* BEGIN Extracted information *
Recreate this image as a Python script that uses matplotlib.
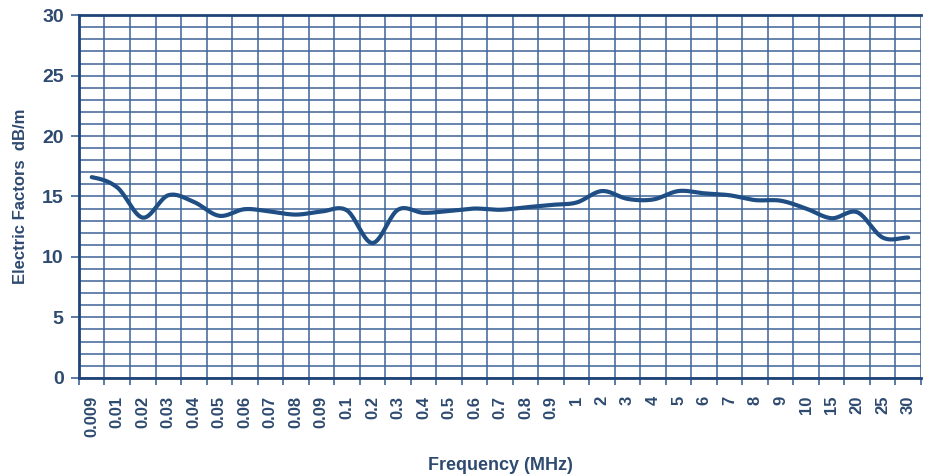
import numpy as np
import matplotlib.pyplot as plt

plt.rcParams['font.family'] = ['Liberation Sans', 'DejaVu Sans']

freq_labels = ['0.009', '0.01', '0.02', '0.03', '0.04', '0.05', '0.06', '0.07', '0.08', '0.09',
               '0.1', '0.2', '0.3', '0.4', '0.5', '0.6', '0.7', '0.8', '0.9', '1',
               '2', '3', '4', '5', '6', '7', '8', '9', '10', '15', '20', '25', '30']
factor_db = [16.6, 15.75, 13.25, 15.1, 14.55, 13.4, 13.95, 13.75, 13.5, 13.75,
             13.85, 11.15, 13.9, 13.65, 13.8, 14.0, 13.9, 14.1, 14.3, 14.5,
             15.45, 14.8, 14.75, 15.45, 15.26, 15.1, 14.7, 14.65, 14.0, 13.2,
             13.7, 11.6, 11.6]

grid_c = '#3d6597'
line_c = '#1f4e85'
text_c = '#2e4a70'


def smooth(x, y, n=20):
    # catmull-rom through the points, like a smoothed office chart line
    x = np.asarray(x, float)
    y = np.asarray(y, float)
    px = np.concatenate([[2 * x[0] - x[1]], x, [2 * x[-1] - x[-2]]])
    py = np.concatenate([[y[0]], y, [y[-1]]])
    xs, ys = [], []
    t = np.linspace(0, 1, n, endpoint=False)
    for i in range(1, len(px) - 2):
        for P, out in ((px, xs), (py, ys)):
            p0, p1, p2, p3 = P[i - 1], P[i], P[i + 1], P[i + 2]
            out.extend(0.5 * (2 * p1 + (-p0 + p2) * t + (2 * p0 - 5 * p1 + 4 * p2 - p3) * t ** 2
                              + (-p0 + 3 * p1 - 3 * p2 + p3) * t ** 3))
    xs.append(x[-1])
    ys.append(y[-1])
    return np.array(xs), np.array(ys)


fig = plt.figure(figsize=(9.27, 4.74), dpi=100)
ax = fig.add_axes([0.0852, 0.203, 0.9083, 0.765])

idx = np.arange(len(freq_labels))
sx, sy = smooth(idx, factor_db)
ax.plot(sx, sy, color=line_c, lw=3.0, solid_capstyle='round', zorder=3)

ax.set_xlim(-0.5, len(freq_labels) - 0.5)
ax.set_ylim(0, 30)

ax.set_xticks(idx)
ax.set_xticklabels(freq_labels, rotation=90, fontsize=12, fontweight='bold', color=text_c)
ax.set_xticks(np.arange(-0.5, len(freq_labels)), minor=True)
ax.tick_params(axis='x', which='major', length=0, pad=13)
ax.tick_params(axis='x', which='minor', length=5, width=1.2, color=grid_c)

ax.set_yticks(np.arange(0, 31, 5))
ax.set_yticks(np.arange(0, 31, 1), minor=True)
ax.tick_params(axis='y', which='major', length=6, width=1.2, color=grid_c,
               labelsize=14, labelcolor=text_c, pad=5)
ax.tick_params(axis='y', which='minor', length=0)
for lab in ax.get_yticklabels():
    lab.set_fontweight('bold')

ax.grid(True, which='minor', color=grid_c, lw=1.1)
ax.grid(True, which='major', axis='y', color=grid_c, lw=1.1)
ax.set_axisbelow(True)

for side in ['left', 'bottom', 'top']:
    ax.spines[side].set_color('#1f4478')
    ax.spines[side].set_linewidth(2.0)
ax.spines['right'].set_visible(False)

ax.set_ylabel('Electric Factors  dB/m', fontsize=12, fontweight='bold', color=text_c, labelpad=10)
ax.set_xlabel('Frequency (MHz)', fontsize=13, fontweight='bold', color=text_c, labelpad=14)

plt.savefig('out.png')
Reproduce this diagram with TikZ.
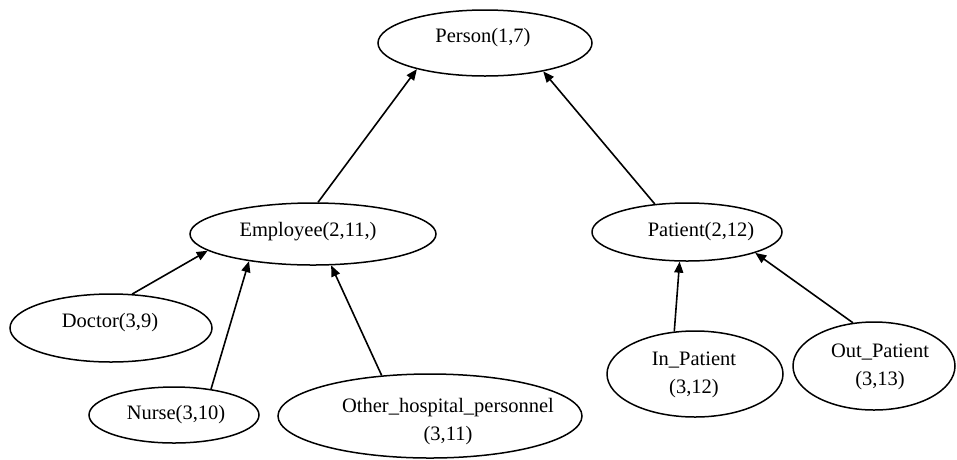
* END Extracted information *
▶ _Objective_:
Set each line of the records down exactly, leaving every picture out.

▶ _Complete answer_:
Recreate this image as a Python script that uses matplotlib.
import numpy as np
import matplotlib.pyplot as plt

plt.rcParams['font.family'] = ['Liberation Sans', 'DejaVu Sans']

freq_labels = ['0.009', '0.01', '0.02', '0.03', '0.04', '0.05', '0.06', '0.07', '0.08', '0.09',
               '0.1', '0.2', '0.3', '0.4', '0.5', '0.6', '0.7', '0.8', '0.9', '1',
               '2', '3', '4', '5', '6', '7', '8', '9', '10', '15', '20', '25', '30']
factor_db = [16.6, 15.75, 13.25, 15.1, 14.55, 13.4, 13.95, 13.75, 13.5, 13.75,
             13.85, 11.15, 13.9, 13.65, 13.8, 14.0, 13.9, 14.1, 14.3, 14.5,
             15.45, 14.8, 14.75, 15.45, 15.26, 15.1, 14.7, 14.65, 14.0, 13.2,
             13.7, 11.6, 11.6]

grid_c = '#3d6597'
line_c = '#1f4e85'
text_c = '#2e4a70'


def smooth(x, y, n=20):
    # catmull-rom through the points, like a smoothed office chart line
    x = np.asarray(x, float)
    y = np.asarray(y, float)
    px = np.concatenate([[2 * x[0] - x[1]], x, [2 * x[-1] - x[-2]]])
    py = np.concatenate([[y[0]], y, [y[-1]]])
    xs, ys = [], []
    t = np.linspace(0, 1, n, endpoint=False)
    for i in range(1, len(px) - 2):
        for P, out in ((px, xs), (py, ys)):
            p0, p1, p2, p3 = P[i - 1], P[i], P[i + 1], P[i + 2]
            out.extend(0.5 * (2 * p1 + (-p0 + p2) * t + (2 * p0 - 5 * p1 + 4 * p2 - p3) * t ** 2
                              + (-p0 + 3 * p1 - 3 * p2 + p3) * t ** 3))
    xs.append(x[-1])
    ys.append(y[-1])
    return np.array(xs), np.array(ys)


fig = plt.figure(figsize=(9.27, 4.74), dpi=100)
ax = fig.add_axes([0.0852, 0.203, 0.9083, 0.765])

idx = np.arange(len(freq_labels))
sx, sy = smooth(idx, factor_db)
ax.plot(sx, sy, color=line_c, lw=3.0, solid_capstyle='round', zorder=3)

ax.set_xlim(-0.5, len(freq_labels) - 0.5)
ax.set_ylim(0, 30)

ax.set_xticks(idx)
ax.set_xticklabels(freq_labels, rotation=90, fontsize=12, fontweight='bold', color=text_c)
ax.set_xticks(np.arange(-0.5, len(freq_labels)), minor=True)
ax.tick_params(axis='x', which='major', length=0, pad=13)
ax.tick_params(axis='x', which='minor', length=5, width=1.2, color=grid_c)

ax.set_yticks(np.arange(0, 31, 5))
ax.set_yticks(np.arange(0, 31, 1), minor=True)
ax.tick_params(axis='y', which='major', length=6, width=1.2, color=grid_c,
               labelsize=14, labelcolor=text_c, pad=5)
ax.tick_params(axis='y', which='minor', length=0)
for lab in ax.get_yticklabels():
    lab.set_fontweight('bold')

ax.grid(True, which='minor', color=grid_c, lw=1.1)
ax.grid(True, which='major', axis='y', color=grid_c, lw=1.1)
ax.set_axisbelow(True)

for side in ['left', 'bottom', 'top']:
    ax.spines[side].set_color('#1f4478')
    ax.spines[side].set_linewidth(2.0)
ax.spines['right'].set_visible(False)

ax.set_ylabel('Electric Factors  dB/m', fontsize=12, fontweight='bold', color=text_c, labelpad=10)
ax.set_xlabel('Frequency (MHz)', fontsize=13, fontweight='bold', color=text_c, labelpad=14)

plt.savefig('out.png')
Reproduce this diagram with TikZ.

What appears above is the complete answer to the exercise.